The picture below shows what our audio track of the bass guitar looks like:

Audio track of bass guitar (actual) instrument

What do we notice about this audio track?

  • It looks totally different from the MIDI track—rather than uniform horizontal lines, we see the characteristic waveforms associated with sound waves.
  • We have no idea about which notes were played—the only way to find out is to play back the audio track
  • The “height” of the waveform at various points in time reflects the amplitude (loudness) of the bass guitar notes that were played
  • The “density” of the waveform reflects the frequencies of the sounds made by the bass guitar

Unlike our MIDI track, we cannot change the recorded instrument from a bass guitar to any other type of instrument—the only way to do so would be to play the different instrument and re-record the track.

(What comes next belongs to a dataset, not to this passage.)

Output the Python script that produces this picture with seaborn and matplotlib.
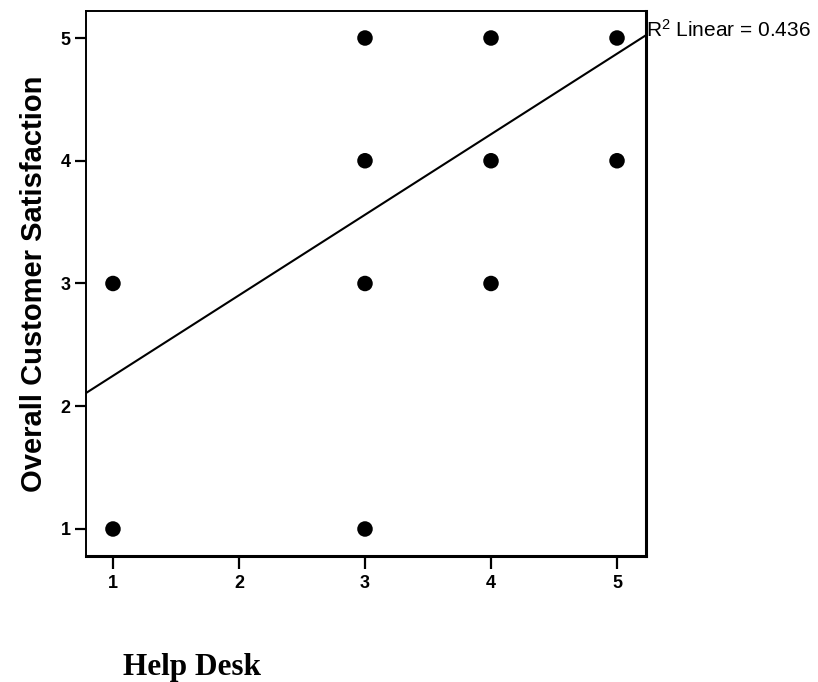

You can listen to what the bass guitar audio track sounds like with the below audio file.

How the bass guitar (actual) instrument sounds (MP3 file)

As before, this audio file is an MP3 file that was generated by Garage Band, but the sound that you hear in this case is an actual recording of the bass guitar—the notes that were played on the bass guitar.

Combining MIDI and audio tracks

Let’s now bring our tracks together to form a very simple “song”.

We’ll revert to our original MIDI instrument—the Grand Piano—for our MIDI track, and combine this with our bass guitar (audio) track.

The picture below shows what the tracks look like:

MIDI and audio tracks—Grand Piano virtual instrument and bass guitar (actual) instrument

Seeing the tracks next to each other, the differences between them should be clearer.

You can listen to what these tracks sound like when played together in the below audio file.

How the Grand Piano virtual instrument and bass guitar (actual) instrument sound together (MP3 file)

So, using modern DAWs it’s easy to combine MIDI and audio tracks together. Although the data used in each of these tracks are fundamentally different, they can combine seamlessly to form a coherent audio production.

Conclusion

MIDI data and audio data are different:

  • MIDI is performance data about the notes, chords, or sequences of music played, and the way in which they were played
  • Audio data is an actual representation of sound waves

MIDI tracks record MIDI information about what notes were played, the timing of how they were played, and other information about how they were played (such as how “fast”, or how “hard”, the notes were struck).

MIDI tracks can be applied to any virtual (software) instrument—the MIDI information simply triggers a virtual instrument to play sequences of notes in the manner described by the MIDI data.

Audio tracks, in contrast, record actual representations of sound waves, and once recorded, the instrument that played the audio recording cannot be changed.

MIDI tracks and audio tracks can combine effectively to produce music or other audio productions—modern DAWs make it easy to record and combine both MIDI and audio tracks in this way.